Write out only the lines from the start of the entries up to and including the line with "from matplotlib.ticker import MultipleLocator"; please skip the pictures.
★ ★ ★ ★ ★
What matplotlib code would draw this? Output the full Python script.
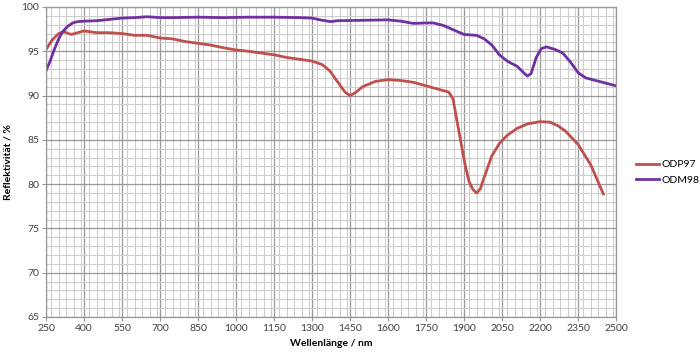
import matplotlib
matplotlib.use("Agg")
import matplotlib.pyplot as plt
from matplotlib.ticker import MultipleLocator

odp97_nm = [250, 275, 300, 320, 350, 375, 400, 450, 500, 550, 600, 650, 700, 750, 800, 850,
            900, 950, 1000, 1050, 1100, 1150, 1200, 1250, 1300, 1340, 1370, 1400, 1430, 1450,
            1470, 1500, 1550, 1600, 1650, 1700, 1750, 1800, 1840, 1857, 1875, 1890, 1905, 1920,
            1935, 1950, 1965, 1975, 1990, 2010, 2040, 2070, 2110, 2150, 2200, 2240, 2270, 2300,
            2350, 2400, 2450]
odp97_val = [95.2, 96.3, 97.0, 97.2, 96.9, 97.1, 97.3, 97.1, 97.1, 97.0, 96.8, 96.8, 96.5, 96.4, 96.1, 95.9,
             95.7, 95.4, 95.15, 95.0, 94.8, 94.6, 94.3, 94.1, 93.9, 93.5, 92.8, 91.6, 90.4, 90.0,
             90.3, 91.0, 91.6, 91.8, 91.7, 91.5, 91.1, 90.7, 90.4, 89.6, 86.7, 84.4, 82.1, 80.3,
             79.4, 79.0, 79.5, 80.4, 81.6, 83.2, 84.6, 85.5, 86.3, 86.8, 87.05, 87.0, 86.6, 86.0,
             84.5, 82.2, 78.9]

odm98_nm = [250, 265, 280, 300, 315, 335, 355, 375, 400, 450, 500, 550, 600, 650, 700, 750, 850,
            950, 1050, 1150, 1250, 1300, 1340, 1375, 1400, 1500, 1600, 1650, 1700, 1750, 1780,
            1820, 1860, 1900, 1950, 1980, 2010, 2040, 2070, 2110, 2135, 2150, 2165, 2185, 2205,
            2225, 2260, 2290, 2320, 2350, 2380, 2420, 2460, 2500]
odm98_val = [92.8, 93.8, 95.0, 96.4, 97.2, 97.8, 98.2, 98.35, 98.4, 98.45, 98.6, 98.75, 98.8, 98.9, 98.8, 98.8, 98.85,
             98.8, 98.85, 98.85, 98.8, 98.75, 98.5, 98.35, 98.45, 98.5, 98.55, 98.4, 98.15, 98.2, 98.2,
             97.9, 97.4, 96.9, 96.8, 96.4, 95.7, 94.6, 93.9, 93.3, 92.6, 92.2, 92.5, 94.3, 95.3,
             95.5, 95.2, 94.8, 93.8, 92.6, 92.0, 91.7, 91.4, 91.1]

series_names = ["ODP97", "ODM98"]
x_ticks = list(range(250, 2501, 150))
y_ticks = list(range(65, 101, 5))

plt.rcParams['font.family'] = ['Lato', 'DejaVu Sans']

fig = plt.figure(figsize=(7.0, 3.55), dpi=100)
ax = fig.add_axes([46/700, 1-317/355, (616-46)/700, (317-7)/355])

ax.plot(odp97_nm, odp97_val, color="#C0504D", lw=2.0, label=series_names[0], solid_joinstyle="round")
ax.plot(odm98_nm, odm98_val, color="#7030A0", lw=2.0, label=series_names[1], solid_joinstyle="round")

ax.set_xlim(250, 2500)
ax.set_ylim(65, 100)
ax.set_xticks(x_ticks)
ax.set_yticks(y_ticks)
ax.xaxis.set_minor_locator(MultipleLocator(30))
ax.yaxis.set_minor_locator(MultipleLocator(1))
ax.grid(which="major", color="#979797", lw=0.9)
ax.grid(which="minor", color="#cdcdcd", lw=0.8)
ax.set_axisbelow(True)
for s in ax.spines.values():
    s.set_color("#979797")
    s.set_linewidth(0.9)
ax.tick_params(which="major", length=3, color="#979797", labelsize=7.5, labelcolor="#404040", pad=2)
ax.tick_params(which="minor", length=0)

ax.set_xlabel("Wellenlänge / nm", fontsize=7.5, fontweight="bold", labelpad=4)
ax.set_ylabel("Reflektivität / %", fontsize=7.5, fontweight="bold", labelpad=6)

ax.legend(loc="upper left", bbox_to_anchor=(636/700, 1-160/355), bbox_transform=fig.transFigure,
          frameon=False, fontsize=7.5, handlelength=2.2, handletextpad=0.2, labelspacing=0.6,
          borderaxespad=0, borderpad=0)

fig.savefig("out.png", dpi=100)
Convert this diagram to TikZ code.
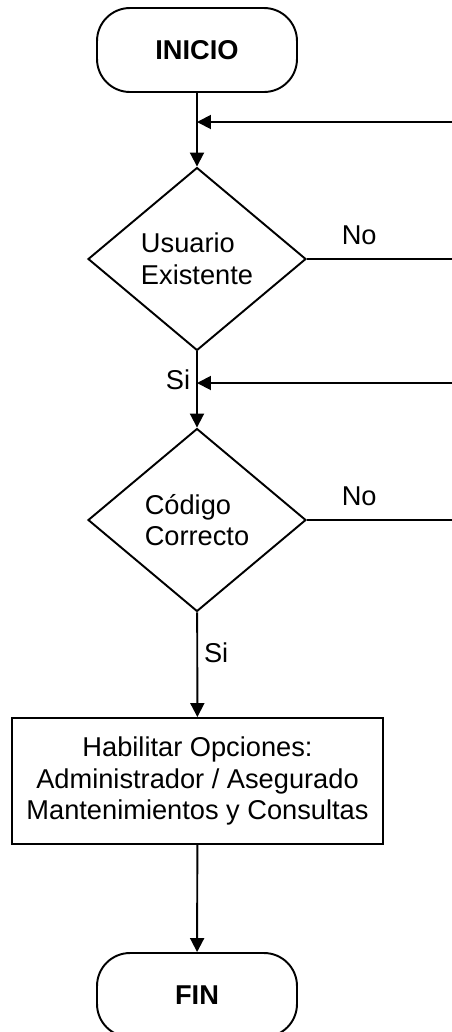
\documentclass[tikz,border=0pt]{standalone}
\usepackage{fontspec}
\setmainfont{Liberation Sans}
\usetikzlibrary{shapes.geometric}
\usetikzlibrary{arrows.meta}
\usetikzlibrary{positioning}

\begin{document}
\begin{tikzpicture}[x=0.02cm,y=-0.02cm,line width=1.1pt,
  every node/.style={font=\fontsize{15.5}{18.1}\selectfont},
  terminal/.style={draw,rounded corners=0.66cm,minimum width=4cm,minimum height=1.68cm,font=\fontsize{15.5}{18.1}\selectfont\bfseries},
  decision/.style={draw,diamond,aspect=1.19,minimum width=4.36cm,minimum height=3.66cm,inner sep=0pt,align=left},
  process/.style={draw,rectangle,minimum width=7.42cm,minimum height=2.52cm,align=center},
  flow/.style={-{Triangle[length=0.28cm,width=0.28cm]}}]
  \useasboundingbox (0,0) rectangle (452,1032);

  \node[terminal] (inicio) at (197,50) {INICIO};
  \node[decision] (usuario) at (197,259) {Usuario\\Existente};
  \node[decision] (codigo) at (197,520) {Código\\Correcto};
  \node[process] (habilitar) at (197.5,781) {Habilitar Opciones:\\Administrador / Asegurado\\Mantenimientos y Consultas};
  \node[terminal] (fin) at (197,995) {FIN};

  \coordinate (r1) at (452,122);
  \coordinate (j1) at (197,122);
  \coordinate (r2) at (452,259);
  \coordinate (r3) at (452,383);
  \coordinate (j2) at (197,383);
  \coordinate (r4) at (452,520);

  \draw[flow](inicio)--(usuario);
  \draw[flow](usuario)--node[left,pos=0.37](si1){Si}(codigo);
  \draw[flow](codigo)--node[right,pos=0.39](si2){Si}(habilitar);
  \draw[flow](habilitar)--(fin);
  \draw(usuario.east)--node[above,pos=0.36,yshift=4pt](no1){No}(r2);
  \draw(codigo.east)--node[above,pos=0.36,yshift=4pt](no2){No}(r4);
  \draw[flow](r1)--(j1);
  \draw[flow](r3)--(j2);
\end{tikzpicture}
\end{document}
★ ★ ★ ★ ★
→ FULL OUTPUT
What matplotlib code would draw this? Output the full Python script.
import matplotlib
matplotlib.use("Agg")
import matplotlib.pyplot as plt
from matplotlib.ticker import MultipleLocator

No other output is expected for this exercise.